The Dancing Baby is often cited as the first internet meme. This claim is not entirely solid. Depending on how you define meme, earlier candidates exist. The dancing baby pre-teen hamster, the “AYBABTU” text from the notoriously translated video game Zero Wing, and various Usenet running jokes all pre-date or are contemporary with the Dancing Baby. What makes the Dancing Baby’s claim strongest is scale and cross-platform spread: it reached a larger audience than anything before it and it moved between email, Usenet, the web, and eventually television in a way that established the pattern everything came after.
Richard Dawkins himself has noted the irony that the most common use of the word he coined is for images of cats with captions. The same forums that developed Lolcats built much of what we now consider meme culture, but they were building on a foundation that the Dancing Baby helped establish.
The People Behind It
Girard and Lurye built the tools and the character. Lussier rendered and posted the animation. None of them made money from the spread. Kinetix, the software company, did not particularly benefit in a measurable way from having their tutorial file become the most-shared piece of content on the web.

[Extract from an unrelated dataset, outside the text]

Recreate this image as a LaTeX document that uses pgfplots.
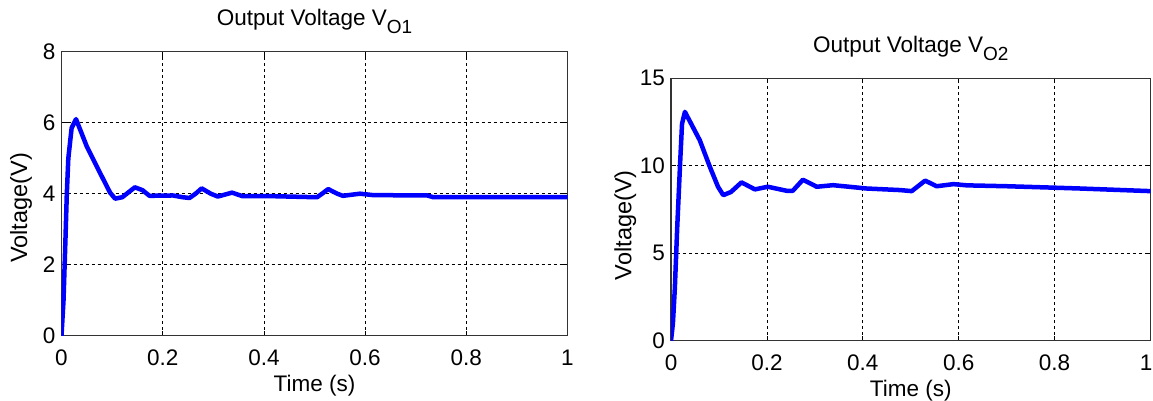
\documentclass[border=0pt]{standalone}
\usepackage{fontspec}
\setmainfont{Liberation Sans}
\usepackage{pgfplots}
\pgfplotsset{compat=1.18}

\pgfplotsset{
  vplot/.style={
    scale only axis, anchor=south west,
    xmin=0, xmax=1,
    xtick={0,0.2,0.4,0.6,0.8,1},
    grid=major,
    grid style={black, line width=0.8pt, dash pattern=on 3pt off 3pt},
    axis line style={line width=1.2pt, black!80},
    tick style={black, line width=0.8pt},
    major tick length=5pt, tick align=inside,
    xtick pos=both, ytick pos=both,
    /pgf/number format/assume math mode=true,
    xticklabel style={font=\fontsize{22.5}{22.5}\selectfont, inner sep=0pt, yshift=-14pt},
    yticklabel style={font=\fontsize{22.5}{22.5}\selectfont, inner sep=0pt, xshift=-6pt},
    xlabel={Time (s)}, ylabel={Voltage(V)},
    xlabel style={font=\fontsize{22.5}{22.5}\selectfont, at={(axis description cs:0.5,0)}, anchor=north, inner sep=0pt, yshift=-39pt},
    title style={font=\fontsize{22.5}{22.5}\selectfont, at={(axis description cs:0.5,1)}, anchor=base, inner sep=0pt, yshift=20pt},
    every axis plot/.style={blue, no markers, line width=4.5pt, line join=round, line cap=round},
  }
}

\begin{document}
\begin{tikzpicture}
\useasboundingbox (0,0) rectangle (1153pt,401pt);

% left: V_O1
\begin{axis}[vplot,
  at={(61.5pt,65.3pt)}, width=506pt, height=284pt,
  ymin=0, ymax=8, ytick={0,2,4,6,8},
  xticklabels={0,0.2,0.4,0.6,0.8,1},
  ylabel style={font=\fontsize{23.5}{23.5}\selectfont, at={(axis description cs:-0.058,0.45)}, anchor=south, inner sep=0pt},
  title={Output Voltage V\raisebox{-8pt}{\fontsize{19}{19}\selectfont O1}},
]
\addplot coordinates {
  (0,0) (0.004,1.0) (0.008,2.8) (0.0105,4.0) (0.0135,5.0) (0.02,5.85) (0.0287,6.1)
  (0.05,5.33) (0.076,4.59) (0.096,4.03) (0.106,3.86) (0.12,3.9) (0.145,4.18)
  (0.16,4.1) (0.174,3.94) (0.22,3.95) (0.24,3.9) (0.253,3.88) (0.265,4.0)
  (0.277,4.15) (0.295,4.0) (0.309,3.92) (0.337,4.03) (0.358,3.93) (0.418,3.93)
  (0.505,3.9) (0.515,4.0) (0.527,4.13) (0.545,4.0) (0.556,3.94) (0.59,4.0)
  (0.616,3.96) (0.723,3.95) (0.735,3.9) (1,3.9)
};
\end{axis}

% right: V_O2
\begin{axis}[vplot,
  at={(671pt,60.3pt)}, width=479.5pt, height=262.4pt,
  ymin=0, ymax=15, ytick={0,5,10,15},
  xticklabels={0,0.2,0.4,0.6,0.8,{\hspace*{-9pt}1}},
  ylabel style={font=\fontsize{23.5}{23.5}\selectfont, at={(axis description cs:-0.072,0.44)}, anchor=south, inner sep=0pt},
  title={Output Voltage V\raisebox{-8pt}{\fontsize{19}{19}\selectfont O2}},
]
\addplot coordinates {
  (0,0) (0.004,1.0) (0.008,3.0) (0.013,6.5) (0.019,10.15) (0.023,12.4) (0.029,13.08)
  (0.06,11.46) (0.081,9.94) (0.098,8.8) (0.109,8.32) (0.125,8.5) (0.147,9.05)
  (0.175,8.65) (0.202,8.8) (0.241,8.57) (0.254,8.57) (0.275,9.2) (0.304,8.8)
  (0.338,8.89) (0.408,8.7) (0.478,8.61) (0.502,8.55) (0.53,9.15) (0.554,8.83)
  (0.589,8.95) (0.617,8.88) (0.7,8.83) (0.784,8.76) (0.853,8.7) (1,8.55)
};
\end{axis}
\end{tikzpicture}
\end{document}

The Dancing Baby had no owner, no rights holder who could collect on its cultural reach, no person who could stand up and say “this is mine, I made this.”
This is still the norm for most memes. They originate with someone, get detached from that person almost immediately, and then belong to the internet in a diffuse way that makes legal ownership nearly irrelevant. The infrastructure for tracking and monetizing creative origin did not exist in 1996 and still does not work very well for cultural content that spreads through informal sharing.
Where It Lives Now
The original .cha file, the motion capture data that defines the baby’s dance, still circulates among 3D animation hobbyists who want to apply it to other characters. The rendering format has changed but the dance has not. You can find versions of the Dancing Baby applied to everything from Shrek to various video game characters.
Character Studio, the software it came from, was eventually absorbed into Autodesk 3ds Max. Kinetix was acquired. The people involved moved on to other things. The Dancing Baby kept dancing.
The entire episode is a clean illustration of what the early internet actually was before platforms and algorithms managed it: a space where a test file could accidentally become a cultural artifact, where nobody was in charge of what became important, and where the deciding factor was whether a thing made enough people feel something to justify the effort of forwarding it. The spaces where people gather and exchange ideas without institutional control tend to produce surprising things, whether it is 17th century London or a dial-up internet connection in 1996.
A baby dances in a diaper. It has been doing it for almost thirty years. The tutorial file escaped the manual and it never went home.